Because your exchange rate is set when you take out your travel card, there is a risk the pound strengthens during or before you leave, meaning you could be left with a worse exchange rate. However, the opposite is also true – if the pound weakens, you will have gained.
Are there any alternatives to prepaid travel cards?
Specialist travel credit or debit cards could be a good alternative because they offer a near-perfect exchange rate (the interbank rate) when you spend or withdraw.
They’re also a bit less of a hassle because you don’t have to worry about pre-loading the card before you set off.
If you use these types of credit or debit cards, you’ll get Section 75 protection on purchases that cost between £100-£30,000.
Section 75 protection is where a card provider must protect your purchases, meaning that you are entitled to refunds if items are faulty, didn’t arrive, or if there are other problems with them.
You don’t get this protection with prepaid travel cards.
Prepaid Travel Cards FAQs
Can I use my prepaid travel card in the UK?
Yes, prepaid travel cards can be used within the UK. However, you may be subjected to fees when using these cards outside of the country where the loaded currency is used. This fee is usually 2.5-2.75% for every transaction and is called a cross-border fee.
Can I use my prepaid holiday card in multiple countries that use the same currency?
Yes, if you’re visiting multiple countries that use the same currency, then you can use your card with no additional fees. This is why getting a prepaid euro card is a good option for travellers in Europe because it allows you to use one card in multiple locations. If you’re visiting multiple destinations in the continent, it’s wise to search for the best prepaid travel card for Europe.

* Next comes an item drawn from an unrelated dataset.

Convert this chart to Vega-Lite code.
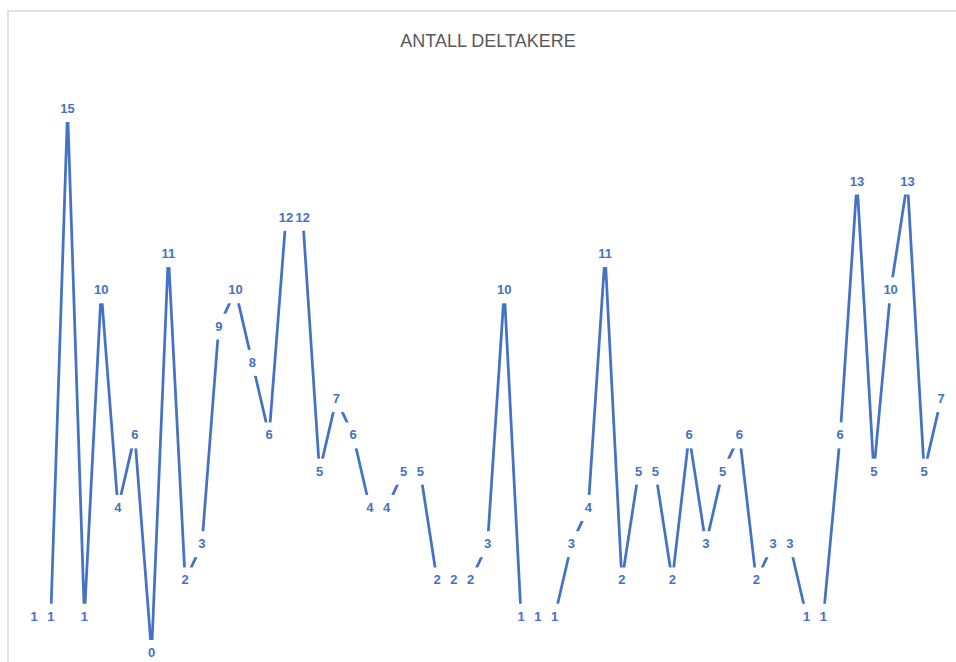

How quickly can I get a prepaid travel money card?
When ordering a prepaid travel card online, it will be posted directly to your door and should usually arrive within 3 days.
Where can I get prepaid travel cards from?
The common way to get a prepaid travel card is to order them online from the provider of your choice. If your provider has a store, you can pick them up from there to get your card instantly.
It should also be possible to get a prepaid travel card at the airport, depending on where you’re flying from. Many providers will have kiosks set up, but do note that the rates and charges could be more expensive when bought at the airport.
Is it worth getting a prepaid travel card?
If you want to lock in an exchange rate before you travel and know your fixed budget, then prepaid travel cards are worth it, even more so if you’re frequently travelling within a year.
Alternatives like travel credit cards are an option. They too have near-perfect exchange rates, and you get the added bonus of Section 75 protection on purchases ranging between £100-£30,000.
Are prepaid cards safe?
Prepaid travel cards are a really safe way to spend while you’re overseas. They’re safer than carrying cash that you may have to leave at your accommodation. You can also cancel these cards easily if they’re lost or stolen, making them even safer.
Can you withdraw cash from a prepaid travel card?
Absolutely, you can withdraw cash from prepaid travel cards. You’re likely to have to pay a fee for this, either as a percentage of the amount you’re withdrawing or a fixed fee per transaction – usually £1.50-£2.50.
Some prepaid travel cards will have a withdrawal limit, so keep this in mind when selecting the best prepaid travel card.